** START **
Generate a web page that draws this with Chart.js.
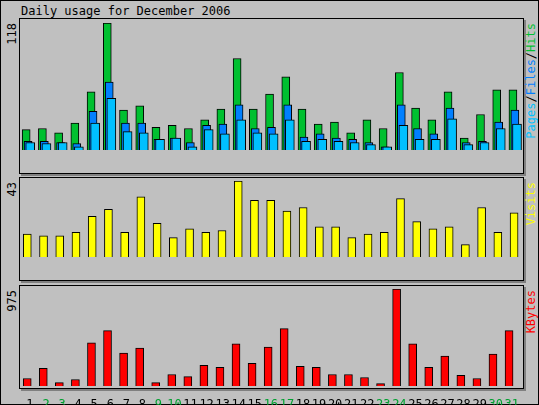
** END **
** START **
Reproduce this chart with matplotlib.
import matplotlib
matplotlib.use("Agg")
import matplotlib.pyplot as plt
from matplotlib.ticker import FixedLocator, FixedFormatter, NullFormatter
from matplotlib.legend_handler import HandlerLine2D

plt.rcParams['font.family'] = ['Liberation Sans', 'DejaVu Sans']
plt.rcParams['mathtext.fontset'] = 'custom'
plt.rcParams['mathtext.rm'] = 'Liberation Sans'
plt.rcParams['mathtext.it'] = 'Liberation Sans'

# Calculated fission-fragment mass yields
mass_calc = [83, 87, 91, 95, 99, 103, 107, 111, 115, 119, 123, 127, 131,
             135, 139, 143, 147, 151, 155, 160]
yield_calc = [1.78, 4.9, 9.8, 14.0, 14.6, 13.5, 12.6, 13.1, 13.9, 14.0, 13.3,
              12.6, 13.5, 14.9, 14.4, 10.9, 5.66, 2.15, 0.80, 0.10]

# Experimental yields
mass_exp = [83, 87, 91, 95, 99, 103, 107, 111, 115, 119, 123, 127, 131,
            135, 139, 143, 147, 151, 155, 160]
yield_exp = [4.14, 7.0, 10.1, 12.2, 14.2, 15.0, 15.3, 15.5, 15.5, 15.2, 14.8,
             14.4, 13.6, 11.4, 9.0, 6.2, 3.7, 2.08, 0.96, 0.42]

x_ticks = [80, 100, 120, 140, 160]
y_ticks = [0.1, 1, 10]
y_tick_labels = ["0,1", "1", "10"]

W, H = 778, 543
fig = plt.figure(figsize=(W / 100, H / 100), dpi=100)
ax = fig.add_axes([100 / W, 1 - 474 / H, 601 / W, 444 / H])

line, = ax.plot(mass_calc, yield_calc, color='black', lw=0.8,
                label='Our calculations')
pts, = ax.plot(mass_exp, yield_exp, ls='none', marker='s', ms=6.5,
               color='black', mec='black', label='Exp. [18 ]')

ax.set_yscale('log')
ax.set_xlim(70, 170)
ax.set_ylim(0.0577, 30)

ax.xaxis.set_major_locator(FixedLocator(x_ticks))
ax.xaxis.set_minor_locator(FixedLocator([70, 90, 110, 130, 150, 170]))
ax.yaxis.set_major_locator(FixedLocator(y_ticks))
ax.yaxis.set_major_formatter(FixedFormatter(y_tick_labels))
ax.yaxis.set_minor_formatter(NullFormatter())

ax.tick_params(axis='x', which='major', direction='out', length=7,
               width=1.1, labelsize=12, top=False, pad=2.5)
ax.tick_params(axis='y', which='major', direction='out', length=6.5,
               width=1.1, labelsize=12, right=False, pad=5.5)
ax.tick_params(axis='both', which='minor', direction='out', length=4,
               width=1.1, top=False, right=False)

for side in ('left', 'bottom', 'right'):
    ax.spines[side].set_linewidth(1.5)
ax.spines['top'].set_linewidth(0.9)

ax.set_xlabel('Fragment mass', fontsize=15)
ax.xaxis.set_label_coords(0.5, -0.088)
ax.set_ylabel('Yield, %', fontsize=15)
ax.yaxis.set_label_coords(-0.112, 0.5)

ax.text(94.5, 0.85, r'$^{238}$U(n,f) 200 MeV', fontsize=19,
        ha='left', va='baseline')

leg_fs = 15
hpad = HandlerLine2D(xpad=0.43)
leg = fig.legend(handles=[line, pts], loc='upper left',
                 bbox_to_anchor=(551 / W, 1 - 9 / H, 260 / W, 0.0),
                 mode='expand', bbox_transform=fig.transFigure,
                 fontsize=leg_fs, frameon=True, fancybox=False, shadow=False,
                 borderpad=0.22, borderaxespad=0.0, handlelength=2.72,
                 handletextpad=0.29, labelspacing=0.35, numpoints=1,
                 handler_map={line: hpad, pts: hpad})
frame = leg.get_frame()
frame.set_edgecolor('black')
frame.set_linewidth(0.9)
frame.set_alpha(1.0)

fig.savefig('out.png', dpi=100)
** END **
Given instruction: Taking the records above, retype every line from the one with "Reproduce this chart with matplotlib." down to the one with "ax.spines['top'].set_linewidth(0.9)", exactly and with nothing else.

Solution to this problem:
Reproduce this chart with matplotlib.
import matplotlib
matplotlib.use("Agg")
import matplotlib.pyplot as plt
from matplotlib.ticker import FixedLocator, FixedFormatter, NullFormatter
from matplotlib.legend_handler import HandlerLine2D

plt.rcParams['font.family'] = ['Liberation Sans', 'DejaVu Sans']
plt.rcParams['mathtext.fontset'] = 'custom'
plt.rcParams['mathtext.rm'] = 'Liberation Sans'
plt.rcParams['mathtext.it'] = 'Liberation Sans'

# Calculated fission-fragment mass yields
mass_calc = [83, 87, 91, 95, 99, 103, 107, 111, 115, 119, 123, 127, 131,
             135, 139, 143, 147, 151, 155, 160]
yield_calc = [1.78, 4.9, 9.8, 14.0, 14.6, 13.5, 12.6, 13.1, 13.9, 14.0, 13.3,
              12.6, 13.5, 14.9, 14.4, 10.9, 5.66, 2.15, 0.80, 0.10]

# Experimental yields
mass_exp = [83, 87, 91, 95, 99, 103, 107, 111, 115, 119, 123, 127, 131,
            135, 139, 143, 147, 151, 155, 160]
yield_exp = [4.14, 7.0, 10.1, 12.2, 14.2, 15.0, 15.3, 15.5, 15.5, 15.2, 14.8,
             14.4, 13.6, 11.4, 9.0, 6.2, 3.7, 2.08, 0.96, 0.42]

x_ticks = [80, 100, 120, 140, 160]
y_ticks = [0.1, 1, 10]
y_tick_labels = ["0,1", "1", "10"]

W, H = 778, 543
fig = plt.figure(figsize=(W / 100, H / 100), dpi=100)
ax = fig.add_axes([100 / W, 1 - 474 / H, 601 / W, 444 / H])

line, = ax.plot(mass_calc, yield_calc, color='black', lw=0.8,
                label='Our calculations')
pts, = ax.plot(mass_exp, yield_exp, ls='none', marker='s', ms=6.5,
               color='black', mec='black', label='Exp. [18 ]')

ax.set_yscale('log')
ax.set_xlim(70, 170)
ax.set_ylim(0.0577, 30)

ax.xaxis.set_major_locator(FixedLocator(x_ticks))
ax.xaxis.set_minor_locator(FixedLocator([70, 90, 110, 130, 150, 170]))
ax.yaxis.set_major_locator(FixedLocator(y_ticks))
ax.yaxis.set_major_formatter(FixedFormatter(y_tick_labels))
ax.yaxis.set_minor_formatter(NullFormatter())

ax.tick_params(axis='x', which='major', direction='out', length=7,
               width=1.1, labelsize=12, top=False, pad=2.5)
ax.tick_params(axis='y', which='major', direction='out', length=6.5,
               width=1.1, labelsize=12, right=False, pad=5.5)
ax.tick_params(axis='both', which='minor', direction='out', length=4,
               width=1.1, top=False, right=False)

for side in ('left', 'bottom', 'right'):
    ax.spines[side].set_linewidth(1.5)
ax.spines['top'].set_linewidth(0.9)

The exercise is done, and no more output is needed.